## What you need to do:
Skip the pictures. Transcribe the rest of the data below without changing a word.

## Given information:
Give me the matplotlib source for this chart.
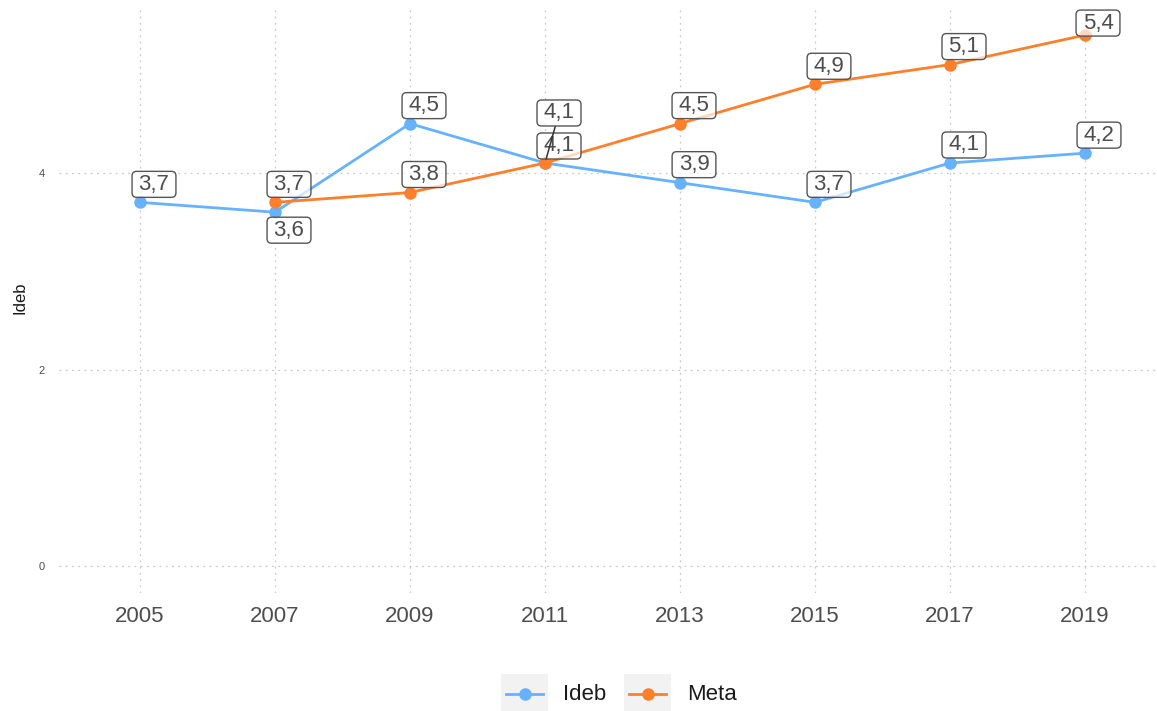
import matplotlib
matplotlib.use("Agg")
import matplotlib.pyplot as plt
from matplotlib.patches import BoxStyle, Rectangle
from matplotlib.lines import Line2D

# ---- data -------------------------------------------------------------
years = ["2005", "2007", "2009", "2011", "2013", "2015", "2017", "2019"]
ideb = [3.7, 3.6, 4.5, 4.1, 3.9, 3.7, 4.1, 4.2]
meta = [None, 3.7, 3.8, 4.1, 4.5, 4.9, 5.1, 5.4]
series_names = ["Ideb", "Meta"]
y_ticks = [0, 2, 4]

# ---- style ------------------------------------------------------------
colors = {"Ideb": "#66B2FF", "Meta": "#FF7F2A"}
TEXT = "#4d4d4d"
GRID = "#c9c9c9"
W, H, DPI = 1157, 711, 100
plt.rcParams["font.family"] = ["Liberation Sans", "DejaVu Sans"]
LW, MS = 2.0, 8

# label offsets in pixels (dx, dy) relative to each point
ideb_offsets = [(14, 18), (14, -18), (14, 18), (14, 50), (14, 18), (14, 18), (14, 18), (14, 18)]
meta_offsets = [None, (14, 18), (14, 18), (14, 17), (14, 18), (14, 18), (14, 18), (13, 12)]

fig = plt.figure(figsize=(W / DPI, H / DPI), dpi=DPI)
left, right, bottom, top = 59, 1166, 593, 8.5
ax = fig.add_axes([left / W, 1 - bottom / H, (right - left) / W, (bottom - top) / H])

xpos = list(range(1, len(years) + 1))
ax.set_xlim(0.4, 8.6)
ax.set_ylim(-0.27, 5.67)

for s in ax.spines.values():
    s.set_visible(False)
ax.set_xticks(xpos)
ax.set_xticklabels(years)
ax.set_yticks(y_ticks)
ax.tick_params(axis="x", length=0, pad=9, labelsize=16, labelcolor=TEXT)
ax.tick_params(axis="y", length=0, pad=10, labelsize=8, labelcolor=TEXT)
ax.grid(True, color=GRID, linestyle=(0, (1.5, 3.5)), linewidth=0.9)
ax.set_axisbelow(True)

# series lines
mx = [x for x, v in zip(xpos, meta) if v is not None]
mv = [v for v in meta if v is not None]
ax.plot(xpos, ideb, color=colors["Ideb"], lw=LW, marker="o", ms=MS, zorder=3,
        solid_capstyle="round")
ax.plot(mx, mv, color=colors["Meta"], lw=LW, marker="o", ms=MS, zorder=3,
        solid_capstyle="round")


def label_box(x0, y0, width, height, mutation_size):
    px = 6.5 * DPI / 100
    py = 2.5 * DPI / 100
    radius = 4.5 * DPI / 100
    return BoxStyle.Round(pad=0, rounding_size=radius / mutation_size)(
        x0 - px, y0 - py, width + 2 * px, height + 2 * py, mutation_size)


def fmt(v):
    return f"{v:.1f}".replace(".", ",")


def add_label(x, v, off, segment=False):
    kw = {}
    if segment:
        kw["arrowprops"] = dict(arrowstyle="-", color="#333333", lw=1.1,
                                shrinkA=0, shrinkB=3)
    ax.annotate(fmt(v), xy=(x, v), xytext=off, textcoords="offset pixels",
                ha="center", va="center", fontsize=16, color=TEXT, zorder=5,
                bbox=dict(boxstyle=label_box, fc=(1, 1, 1, 0.7), ec="#555555", lw=1.0),
                **kw)


for x, v, off in zip(xpos, meta, meta_offsets):
    if v is not None:
        add_label(x, v, off)
for x, v, off in zip(xpos, ideb, ideb_offsets):
    add_label(x, v, off, segment=(off[1] > 30))

fig.text(20 / W, 1 - 298 / H, "Ideb", rotation=90, ha="center", va="center",
         fontsize=12, color="#1a1a1a")

# legend at the bottom, with shaded key backgrounds
key_w, key_h = 47, 40
key_lefts = [501, 624]
text_lefts = [563, 687]
ky = 694
for name, kx, tx in zip(series_names, key_lefts, text_lefts):
    fig.add_artist(Rectangle((kx / W, 1 - (ky + key_h / 2) / H), key_w / W, key_h / H,
                             transform=fig.transFigure, fc="#f2f2f2", ec="none"))
    fig.add_artist(Line2D([(kx + 5) / W, (kx + key_w - 5) / W], [1 - ky / H, 1 - ky / H],
                          transform=fig.transFigure, color=colors[name], lw=LW))
    fig.add_artist(Line2D([(kx + key_w / 2) / W], [1 - ky / H], transform=fig.transFigure,
                          color=colors[name], marker="o", ms=MS, lw=0))
    fig.text(tx / W, 1 - ky / H, name, ha="left", va="center", fontsize=16, color="#1a1a1a")

fig.savefig("out.png", dpi=DPI)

## Solution for this exercise:
Give me the matplotlib source for this chart.
import matplotlib
matplotlib.use("Agg")
import matplotlib.pyplot as plt
from matplotlib.patches import BoxStyle, Rectangle
from matplotlib.lines import Line2D

# ---- data -------------------------------------------------------------
years = ["2005", "2007", "2009", "2011", "2013", "2015", "2017", "2019"]
ideb = [3.7, 3.6, 4.5, 4.1, 3.9, 3.7, 4.1, 4.2]
meta = [None, 3.7, 3.8, 4.1, 4.5, 4.9, 5.1, 5.4]
series_names = ["Ideb", "Meta"]
y_ticks = [0, 2, 4]

# ---- style ------------------------------------------------------------
colors = {"Ideb": "#66B2FF", "Meta": "#FF7F2A"}
TEXT = "#4d4d4d"
GRID = "#c9c9c9"
W, H, DPI = 1157, 711, 100
plt.rcParams["font.family"] = ["Liberation Sans", "DejaVu Sans"]
LW, MS = 2.0, 8

# label offsets in pixels (dx, dy) relative to each point
ideb_offsets = [(14, 18), (14, -18), (14, 18), (14, 50), (14, 18), (14, 18), (14, 18), (14, 18)]
meta_offsets = [None, (14, 18), (14, 18), (14, 17), (14, 18), (14, 18), (14, 18), (13, 12)]

fig = plt.figure(figsize=(W / DPI, H / DPI), dpi=DPI)
left, right, bottom, top = 59, 1166, 593, 8.5
ax = fig.add_axes([left / W, 1 - bottom / H, (right - left) / W, (bottom - top) / H])

xpos = list(range(1, len(years) + 1))
ax.set_xlim(0.4, 8.6)
ax.set_ylim(-0.27, 5.67)

for s in ax.spines.values():
    s.set_visible(False)
ax.set_xticks(xpos)
ax.set_xticklabels(years)
ax.set_yticks(y_ticks)
ax.tick_params(axis="x", length=0, pad=9, labelsize=16, labelcolor=TEXT)
ax.tick_params(axis="y", length=0, pad=10, labelsize=8, labelcolor=TEXT)
ax.grid(True, color=GRID, linestyle=(0, (1.5, 3.5)), linewidth=0.9)
ax.set_axisbelow(True)

# series lines
mx = [x for x, v in zip(xpos, meta) if v is not None]
mv = [v for v in meta if v is not None]
ax.plot(xpos, ideb, color=colors["Ideb"], lw=LW, marker="o", ms=MS, zorder=3,
        solid_capstyle="round")
ax.plot(mx, mv, color=colors["Meta"], lw=LW, marker="o", ms=MS, zorder=3,
        solid_capstyle="round")


def label_box(x0, y0, width, height, mutation_size):
    px = 6.5 * DPI / 100
    py = 2.5 * DPI / 100
    radius = 4.5 * DPI / 100
    return BoxStyle.Round(pad=0, rounding_size=radius / mutation_size)(
        x0 - px, y0 - py, width + 2 * px, height + 2 * py, mutation_size)


def fmt(v):
    return f"{v:.1f}".replace(".", ",")


def add_label(x, v, off, segment=False):
    kw = {}
    if segment:
        kw["arrowprops"] = dict(arrowstyle="-", color="#333333", lw=1.1,
                                shrinkA=0, shrinkB=3)
    ax.annotate(fmt(v), xy=(x, v), xytext=off, textcoords="offset pixels",
                ha="center", va="center", fontsize=16, color=TEXT, zorder=5,
                bbox=dict(boxstyle=label_box, fc=(1, 1, 1, 0.7), ec="#555555", lw=1.0),
                **kw)


for x, v, off in zip(xpos, meta, meta_offsets):
    if v is not None:
        add_label(x, v, off)
for x, v, off in zip(xpos, ideb, ideb_offsets):
    add_label(x, v, off, segment=(off[1] > 30))

fig.text(20 / W, 1 - 298 / H, "Ideb", rotation=90, ha="center", va="center",
         fontsize=12, color="#1a1a1a")

# legend at the bottom, with shaded key backgrounds
key_w, key_h = 47, 40
key_lefts = [501, 624]
text_lefts = [563, 687]
ky = 694
for name, kx, tx in zip(series_names, key_lefts, text_lefts):
    fig.add_artist(Rectangle((kx / W, 1 - (ky + key_h / 2) / H), key_w / W, key_h / H,
                             transform=fig.transFigure, fc="#f2f2f2", ec="none"))
    fig.add_artist(Line2D([(kx + 5) / W, (kx + key_w - 5) / W], [1 - ky / H, 1 - ky / H],
                          transform=fig.transFigure, color=colors[name], lw=LW))
    fig.add_artist(Line2D([(kx + key_w / 2) / W], [1 - ky / H], transform=fig.transFigure,
                          color=colors[name], marker="o", ms=MS, lw=0))
    fig.text(tx / W, 1 - ky / H, name, ha="left", va="center", fontsize=16, color="#1a1a1a")

fig.savefig("out.png", dpi=DPI)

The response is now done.